Outer-space branch-and-bound algorithm for generalized linear multiplicative programs
Bo Zhang
TL;DR
This work tackles global optimization of the generalized linear multiplicative program ($GLMP$), a nonconvex problem arising in diverse applications. It transforms GLMP to an equivalent problem ($EP$) via a logarithmic lift and develops an outer-space simplicial branch-and-bound framework (OSSBBA) that relies on a simplex-based convex relaxation to obtain tight lower bounds while performing branching on simplices. The algorithm provides a finite termination guarantee with a derived iteration bound and demonstrates convergence and complexity analyses, complemented by numerical experiments.

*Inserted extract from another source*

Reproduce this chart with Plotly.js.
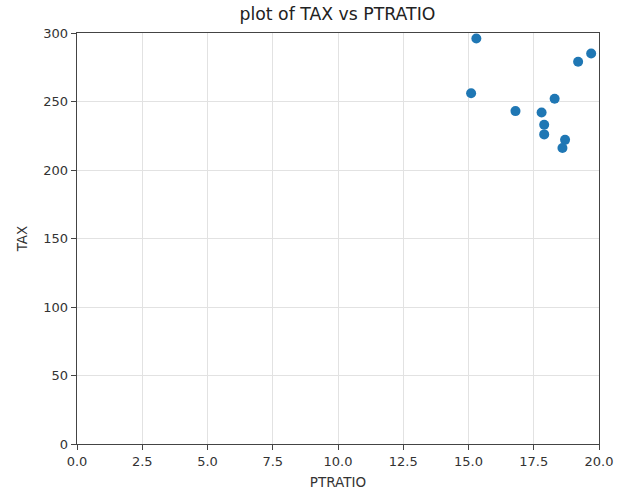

Across small-scale problems, OSSBBA is competitive with existing solvers, and on large-scale instances it often outperforms BARON and related BB methods, highlighting its potential for scalable global optimization of GLMP. These results suggest a practical, theoretically grounded approach for GLMPs, with room for enhancement through improved relaxations and branching strategies.
Abstract
This paper introduces a new global optimization algorithm for solving the generalized linear multiplicative problem (GLMP). The algorithm starts by introducing $\bar{p}$ new variables and applying a logarithmic transformation to convert the problem into an equivalent problem (EP). By using the strong duality of linear program, a new convex relaxation subproblem is formulated to obtain the lower bounds for the optimal value of EP. This relaxation subproblem, combined with a simplicial branching process, forms the foundation of a simplicial branch-and-bound algorithm that can globally solve the problem. The paper also includes an analysis of the theoretical convergence and computational complexity of the algorithm. Additionally, numerical experiments are conducted to demonstrate the effectiveness of the proposed algorithm in various test instances.